Without the translation, however, I wouldn’t always be sure I understood the sentence correctly. I like hiding the English and then using it to check comprehension later if I’m confused about something.
Another awesome feature is that you can show pinyin over the characters. Again, this isn’t something I like using too often — my brain will take the path of least resistance and ignore the characters. However, much like the English translations, it’s nice to have and can be very helpful.
Additionally, clicking the HSK button will underline words in different colors corresponding to their HSK level. It’s not exceptionally useful but pretty cool nonetheless and doesn’t get in the way.

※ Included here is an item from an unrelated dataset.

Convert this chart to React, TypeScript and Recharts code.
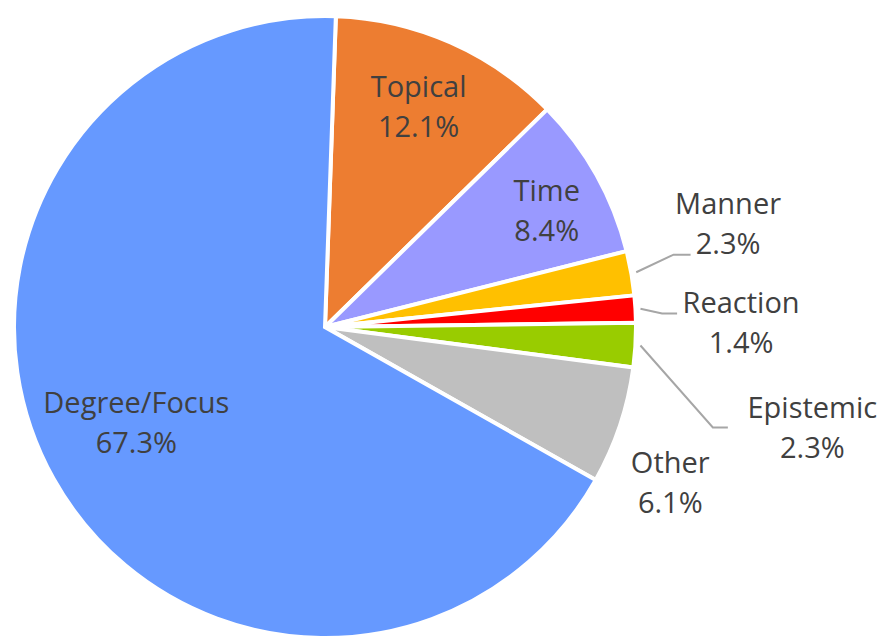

By clicking the play button, you’ll hear the text read by a native speaker at a slightly slower than natural pace. The speed does seem to pick up a bit as you move into the Upper-Intermediate level and beyond.
There is also the option to speed up the audio to 1.5x or slow it down to .5x. While it sounds pretty weird, it’s another useful feature that not many competitors offer.
As the audio plays, the corresponding section of the text is highlighted in blue; this is perfectly synchronized to the audio.
When you click on a word, the audio will pause and you’ll see the translation, pinyin, HSK level and have the option to save the word for later practice. The design here is nearly perfect.
The lessons are quite short. At the intermediate level, there’s generally one to two minutes of audio. More advanced levels have longer lessons and those at lower levels are shorter.
The lesson topics are actually pretty interesting to listen to. They often focus on different aspects of Chinese culture, current events and life, meaning you’ll learn about more than just the Chinese language with Du Chinese.
They have a decent-sized library comprised of six levels: Newbie, Elementary, Intermediate, Upper-Intermediate, Advanced, and Master.
Since our initial review of Du Chinese in 2017, the library has grown substantially. There are now well over 100 lessons at each level from Newbie up to Advanced. There aren’t quite as many lessons at the Master level, but these tend to be longer and there are still quite a few of them.
Lessons are also divided into several different categories. These include Short Stories, Everyday Life, Funny Story, Work, and Language, among others. You’ll also find some multi-part stories, which is a fantastic addition to the lesson catalog.
New lessons are typically added at a rate of five or six per week, but this includes all levels. If you want to stick to just one level you’ll only get four or five new lessons per month. And remember, these lessons are quite short. It would be pretty easy to work through several of them in a single afternoon.
Fortunately, the lessons age well, meaning that even things posted ten months ago will still make interesting and relevant study material. Their backlog is now big enough that you won’t have to worry about exhausting their material in a short period of time.
There’s also nothing wrong with jumping up or down a level for a nice challenge or easier practice.
You can practice the words you saved while reading through the lessons with SRS flashcards.
Unsurprisingly, this feature is also well done. You’ll be shown a character and can tap to show the meaning and pinyin or the sentence in which you came across the word.
Pretty cool, but it gets better still. If you click the word info button you’ll find more information.
The basic version of Du Chinese is available for free and includes a limited selection of lessons. This is great if you want to try the resource out before buying to see if it’s for you.
Subscriptions to Du Chinese are available for $11.99 a month, $54.99 every six months, or $89.99 for a year.
Du Chinese is an exceptionally well-made product. Its biggest weakness is that there just isn’t that much new content being added. However, since the topics they write about tend to be evergreen, this isn’t a major problem. An article written one year ago will usually be just as relevant as one written this week.
If a lack of new content being added is a deal-breaker for you, you should consider The Chairman’s Bao. However, I’d still recommend trying Du Chinese. They have free lessons and you can decide for yourself if it’s worth the subscription cost.